My guess is the thing with life is you have to learn how to manage the down moments so that they don’t become downward spirals. When you lose someone to death, experience a difficult break up, or any type of trauma, you must somehow heal from it but also during the healing process not let your life fall apart in other ways.
Again that’s much easier said than done. You will likely not even feel like true pleasure can exist, and you lose the ability to feel the same degree of motivation.
I’ve had several moments of inspiration & joy, but occasionally the pain of my ex starts to suck me back down, and in those moments I often forget just how amazing this world is, and just how much opportunity there is.
There is a whole world to see, money to be made, relationships to be had, and experiences to experience- but it’s hard to see that or feel that when pain is blinding you.
No matter what pain you’re going through, you just have to remind yourself that there is joy and while you should definitely tend to your emotions and release, you should also keep putting one foot in front of the other and have faith that better times are coming.
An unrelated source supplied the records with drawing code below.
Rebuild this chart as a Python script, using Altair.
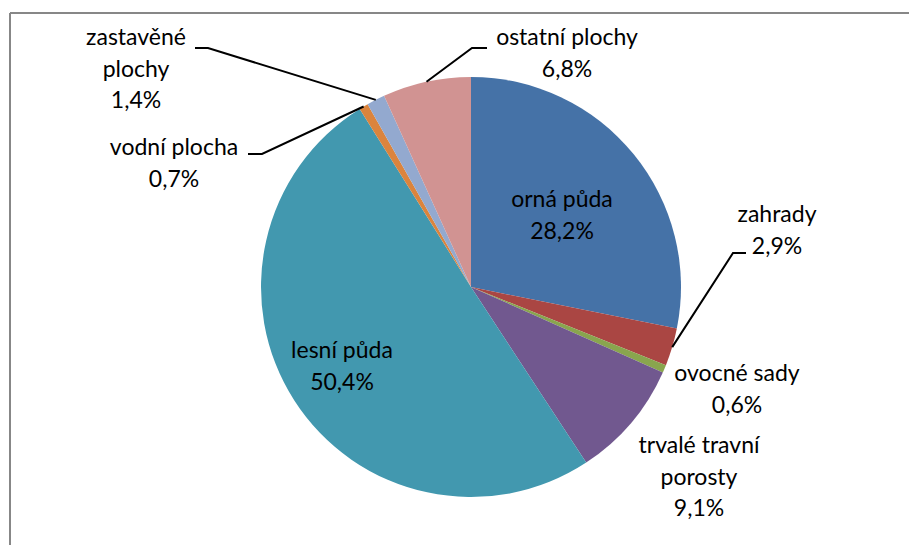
import math
import altair as alt
import pandas as pd

# ---- data ----
categories = ["orná půda", "zahrady", "ovocné sady", "trvalé travní porosty",
              "lesní půda", "vodní plocha", "zastavěné plochy", "ostatní plochy"]
values = [28.2, 2.9, 0.6, 9.1, 50.4, 0.7, 1.4, 6.8]
label_lines = [["orná půda"], ["zahrady"], ["ovocné sady"], ["trvalé travní", "porosty"],
               ["lesní půda"], ["vodní plocha"], ["zastavěné", "plochy"], ["ostatní plochy"]]
colors = ["#4572A7", "#AA4643", "#89A54E", "#71588F",
          "#4298AF", "#DB843D", "#93A9CF", "#D19392"]

# ---- layout (page pixel coordinates) ----
CX, CY, R = 471, 287, 210
W, H = 901, 537
label_x = [562, 777, 737, 699, 342, 174, 136, 567]
label_y = [200, 215, 374, 446, 351, 148, 38, 38]
LINE_H = 31.5
# leader lines: category -> (elbow, end)
leaders = {
    "zahrady": ((733, 253), (746, 253)),
    "vodní plocha": ((262, 154), (248, 154)),
    "zastavěné plochy": ((208, 48), (195, 48)),
    "ostatní plochy": ((472, 48), (487, 48)),
}

df = pd.DataFrame({"category": categories, "value": values, "idx": range(len(values))})
total = sum(values)

# label rows
rows = []
for i, cat in enumerate(categories):
    lines = label_lines[i] + [f"{values[i]:.1f}".replace(".", ",") + "%"]
    for j, t in enumerate(lines):
        rows.append({"category": cat, "text": t, "x": label_x[i], "y": label_y[i] + j * LINE_H})
labels = pd.DataFrame(rows)

# leader rows: start at slice edge on the mid angle
lrows = []
cum = 0.0
for i, cat in enumerate(categories):
    mid = (cum + values[i] / 2) / total * 2 * math.pi
    cum += values[i]
    if cat in leaders:
        ax = CX + R * math.sin(mid)
        ay = CY - R * math.cos(mid)
        (bx, by), (ex, ey) = leaders[cat]
        for k, (px, py) in enumerate([(ax, ay), (bx, by), (ex, ey)]):
            lrows.append({"category": cat, "k": k, "x": px, "y": py})
lead = pd.DataFrame(lrows)

xs = alt.Scale(domain=[8, 8 + W], nice=False, zero=False)
ys = alt.Scale(domain=[8, 8 + H], nice=False, zero=False, reverse=True)

pie = alt.Chart(df).mark_arc(radius=R, stroke=None).encode(
    theta=alt.Theta("value:Q", stack=True),
    order=alt.Order("idx:Q"),
    color=alt.Color("category:N", scale=alt.Scale(domain=categories, range=colors), legend=None),
    x=alt.datum(CX, scale=xs, axis=None),
    y=alt.datum(CY, scale=ys, axis=None),
)

lines = alt.Chart(lead).mark_line(color="black", strokeWidth=2).encode(
    x=alt.X("x:Q", scale=xs, axis=None),
    y=alt.Y("y:Q", scale=ys, axis=None),
    detail="category:N",
    order="k:Q",
)

text = alt.Chart(labels).mark_text(font="Lato", fontSize=23, color="black",
                                   align="center", baseline="middle").encode(
    x=alt.X("x:Q", scale=xs, axis=None),
    y=alt.Y("y:Q", scale=ys, axis=None),
    text="text:N",
)

frame_top = alt.Chart(df).mark_rule(color="#878787", strokeWidth=2).encode(
    x=alt.value(2), x2=alt.value(W + 20), y=alt.value(5))
frame_left = alt.Chart(df).mark_rule(color="#878787", strokeWidth=2).encode(
    x=alt.value(2), y=alt.value(5), y2=alt.value(H + 20))

chart = alt.layer(pie, lines, text, frame_top, frame_left).properties(
    width=W, height=H, autosize=alt.AutoSizeParams(type="none"), padding=0,
    background="white",
).configure_view(stroke=None)

chart.save("out.html", embed_options={"renderer": "svg", "actions": False})
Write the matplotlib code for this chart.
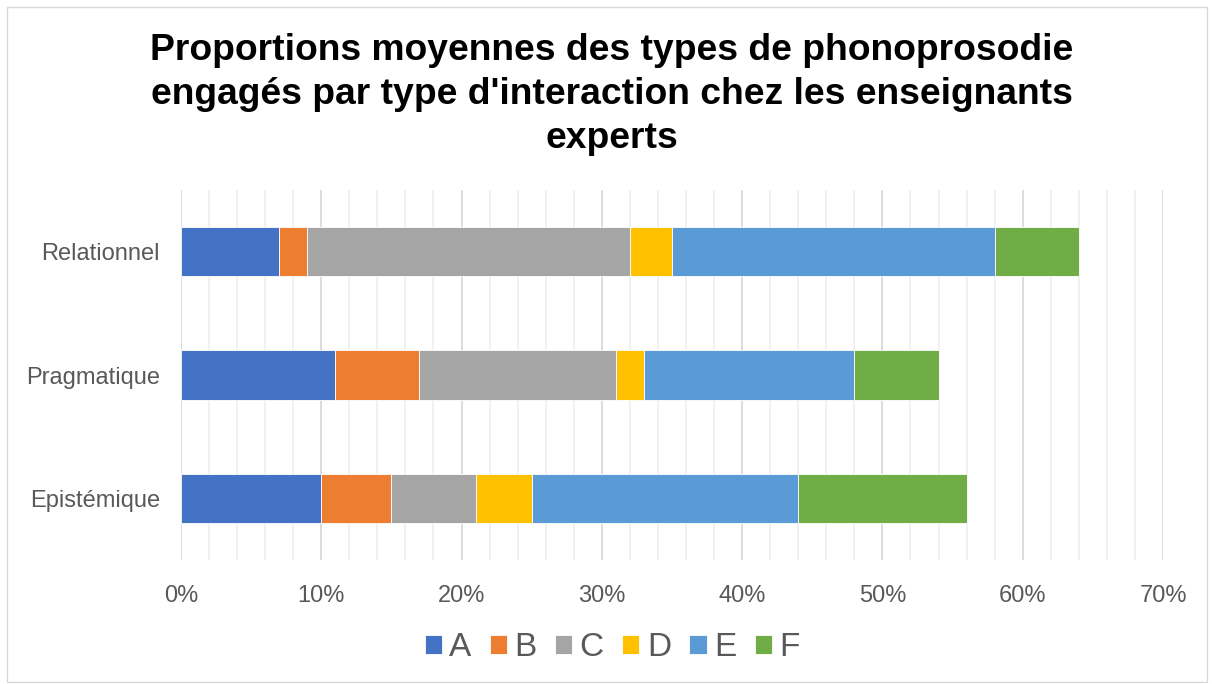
import matplotlib.pyplot as plt
import matplotlib.patches as patches
import numpy as np
from matplotlib.ticker import MultipleLocator, PercentFormatter

# categories (bottom to top) and series values in %
categories = ['Epistémique', 'Pragmatique', 'Relationnel']
series = ['A', 'B', 'C', 'D', 'E', 'F']
A = [10, 11, 7]
B = [5, 6, 2]
C = [6, 14, 23]
D = [4, 2, 3]
E = [19, 15, 23]
F = [12, 6, 6]
values = [A, B, C, D, E, F]
colors = ['#4472C4', '#ED7D31', '#A5A5A5', '#FFC000', '#5B9BD5', '#70AD47']

plt.rcParams['font.family'] = ['Liberation Sans', 'DejaVu Sans']

fig = plt.figure(figsize=(12.12, 6.84), dpi=100)
ax = fig.add_axes([0.1493, 0.1813, 0.8103, 0.5409])

y = np.arange(len(categories))
left = np.zeros(len(categories))
for name, vals, col in zip(series, values, colors):
    ax.barh(y, vals, left=left, height=0.4, color=col, label=name,
            edgecolor='white', linewidth=0.6, zorder=3)
    left += np.array(vals)

ax.set_xlim(0, 70)
ax.set_ylim(-0.5, 2.5)
ax.xaxis.set_major_locator(MultipleLocator(10))
ax.xaxis.set_minor_locator(MultipleLocator(2))
ax.xaxis.set_major_formatter(PercentFormatter(decimals=0))
ax.grid(axis='x', which='major', color='#d9d9d9', linewidth=1.3, zorder=0)
ax.grid(axis='x', which='minor', color='#f0f0f0', linewidth=1.3, zorder=0)
ax.set_yticks(y)
ax.set_yticklabels(categories)
ax.tick_params(axis='both', which='both', length=0, labelsize=17, labelcolor='#595959')
ax.tick_params(axis='x', pad=18)
ax.tick_params(axis='y', pad=15)
for s in ax.spines.values():
    s.set_visible(False)

fig.text(0.505, 0.952,
         "Proportions moyennes des types de phonoprosodie\n"
         "engagés par type d'interaction chez les enseignants\nexperts",
         ha='center', va='top', fontsize=26.8, fontweight='bold', linespacing=1.34)

leg = fig.legend(loc='center', bbox_to_anchor=(0.505, 0.053), ncol=6, frameon=False,
                 fontsize=24, handlelength=0.52, handleheight=0.52, handletextpad=0.22,
                 columnspacing=0.55, labelcolor='#595959')

fig.patches.append(patches.Rectangle((0.006, 0.003), 0.99, 0.987, transform=fig.transFigure,
                                     fill=False, edgecolor='#d9d9d9', linewidth=1))

fig.savefig('out.png', dpi=100)
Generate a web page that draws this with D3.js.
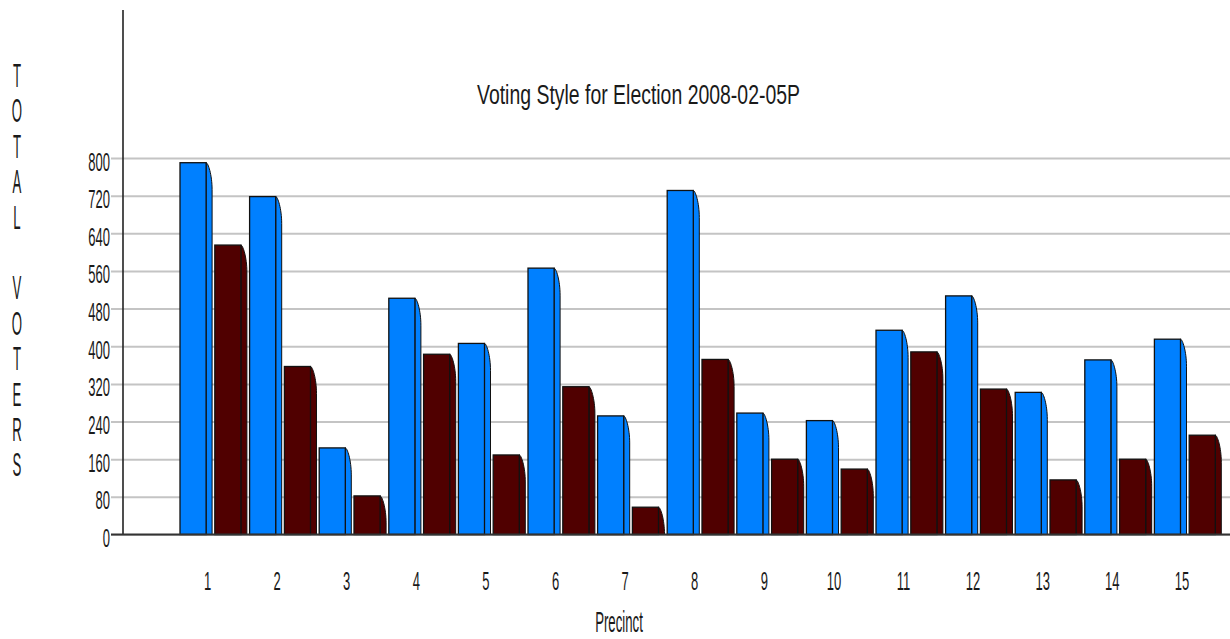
<!DOCTYPE html>
<html>
<head>
<meta charset="utf-8">
<script src="https://cdn.jsdelivr.net/npm/d3@7"></script>
<style>
  body { margin: 0; background: #fff; }
  text { font-family: "Liberation Sans", Arial, sans-serif; fill: #1a1a1a; }
</style>
</head>
<body>
<div id="chart"></div>
<script>
// values
const precincts = ["1","2","3","4","5","6","7","8","9","10","11","12","13","14","15"];
const series1 = [790, 718, 184, 502, 406, 566, 252, 731, 258, 242, 434, 507, 302, 371, 415];
const series2 = [615, 357, 82, 383, 169, 314, 58, 372, 160, 139, 388, 309, 116, 160, 211];
const seriesColors = ["#0080ff", "#500000"];
const yTicks = [0, 80, 160, 240, 320, 400, 480, 560, 640, 720, 800];
const titleText = "Voting Style for Election 2008-02-05P";
const yLabel = "TOTAL VOTERS";
const xLabel = "Precinct";

const width = 1230, height = 639;
const axisX = 123, gridLeft = 111;

const svg = d3.select("#chart").append("svg")
  .attr("width", width)
  .attr("height", height);

const y = d3.scaleLinear().domain([0, 800]).range([534.5, 158]);

const x0 = d3.scaleBand().domain(precincts).range([180, 1224]).padding(0);
const x1 = d3.scaleBand().domain([0, 1]).range([0, x0.bandwidth()]).padding(0);

// squeezed text helper (the original font is very narrow and tall)
function narrowText(g, txt, px, py, size, sx, anchor) {
  return g.append("text")
    .attr("transform", `translate(${px},${py}) scale(${sx},1)`)
    .attr("text-anchor", anchor || "middle")
    .style("font-size", size + "px")
    .text(txt);
}

// gridlines + tick labels
const yAxis = d3.axisLeft(y).tickValues(yTicks).tickSize(-(width - gridLeft)).tickPadding(0);
const yAxisG = svg.append("g")
  .attr("transform", `translate(${gridLeft},0)`)
  .call(yAxis);
yAxisG.select(".domain").remove();
yAxisG.selectAll(".tick line").attr("stroke", "#c4c4c4").attr("stroke-width", 2);
const sxTick = 0.5;
yAxisG.selectAll(".tick text")
  .attr("x", null).attr("dy", null)
  .attr("transform", `translate(-1,12) scale(${sxTick},1)`)
  .attr("text-anchor", "end")
  .style("font-size", "26px")
  .style("font-family", "Liberation Sans, Arial, sans-serif")
  .attr("fill", "#1a1a1a");

// bars
const rows = precincts.map((p, i) => ({ p, vals: [series1[i], series2[i]] }));
const frontW = x1.bandwidth() * 0.75;
const sideW = 6;
const drop = 27;

const groups = svg.append("g").selectAll("g")
  .data(rows)
  .join("g")
  .attr("transform", d => `translate(${x0(d.p)},0)`);

const bars = groups.selectAll("g")
  .data(d => d.vals.map((v, k) => ({ v, k })))
  .join("g")
  .attr("transform", d => `translate(${x1(d.k)},0)`);

bars.append("path")
  .attr("d", d => {
    const top = y(d.v), base = y(0);
    const dd = Math.min(drop, base - top);
    const xr = frontW;
    return `M${xr},${top} C${xr + 2},${top} ${xr + sideW},${top + dd * 0.45} ${xr + sideW},${top + dd}` +
      ` L${xr + sideW},${base} L${xr},${base} Z`;
  })
  .attr("fill", d => seriesColors[d.k])
  .attr("stroke", "#111")
  .attr("stroke-width", 1);

bars.append("rect")
  .attr("x", 0)
  .attr("y", d => y(d.v))
  .attr("width", frontW)
  .attr("height", d => y(0) - y(d.v))
  .attr("fill", d => seriesColors[d.k])
  .attr("stroke", "#111")
  .attr("stroke-width", 1.3);

// axis lines
svg.append("line")
  .attr("x1", axisX).attr("x2", axisX)
  .attr("y1", 10).attr("y2", y(0))
  .attr("stroke", "#222").attr("stroke-width", 1.6);
svg.append("line")
  .attr("x1", gridLeft).attr("x2", width)
  .attr("y1", y(0)).attr("y2", y(0))
  .attr("stroke", "#333").attr("stroke-width", 2);

// x tick labels
const xl = svg.append("g");
precincts.forEach(p => {
  narrowText(xl, p, x0(p) + x0.bandwidth() * 0.395, 590, 26, sxTick);
});

// title
svg.append("text")
  .attr("x", 477).attr("y", 104)
  .attr("textLength", 323)
  .attr("lengthAdjust", "spacingAndGlyphs")
  .style("font-size", "27px")
  .text(titleText);

// x axis title
narrowText(svg, xLabel, 619, 632, 30, 0.44);

// vertical y label, one letter per line
const yl = svg.append("g");
yLabel.split("").forEach((ch, i) => {
  if (ch !== " ") narrowText(yl, ch, 17, 87 + i * 35.4, 33, 0.4);
});
</script>
</body>
</html>
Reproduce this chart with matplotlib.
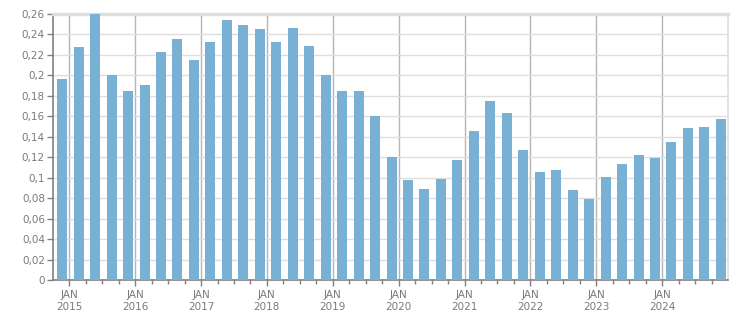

Pain blinds us. Sometimes you can’t even feel pleasure while in pain, or you have no desire for it. The brain is also much like a bone. If you break a bone you can’t walk on it until it’s at a certain point of healing, and the same is true for break ups- you can’t get back in contact until you’re sufficiently healed. I am not at that level and a quick moment of contact again really hurt and set me back a bit (however it was also good in a way now because things were made amicable).
When you’re in pain and forget that joy exists, just keep moving forward. Have faith. Look forward to all the joy which is coming because it will with time. It won’t always feel good, but I believe if you keep focusing towards it that it will come.
There’s just a bit of a lag between moving into the joy and actually feeling it. For the moment pain is blinding, pleasure is forgotten, but with persistence it will return.
Most importantly do not enter a downward spiral. Self-care should be the #1 thing taught in school probably, but of course no school (or any system as far as I know) teaches how to take care of yourself when shit this the fan.
Have you experienced blinding pain & forgotten pleasure? Let me know. If you have any thoughts on this, I’d love to hear.
I’m writing this fairly tired on a long flight from L.A. to Hong Kong, so it may not be as concise as I wished but the point is just that in pain we become blinded to pleasure, which can often lead to downward spirals. I’m still learning how to prevent that as it’s happened to me, and slowly I’m getting better with the practice of moving up despite downward pull.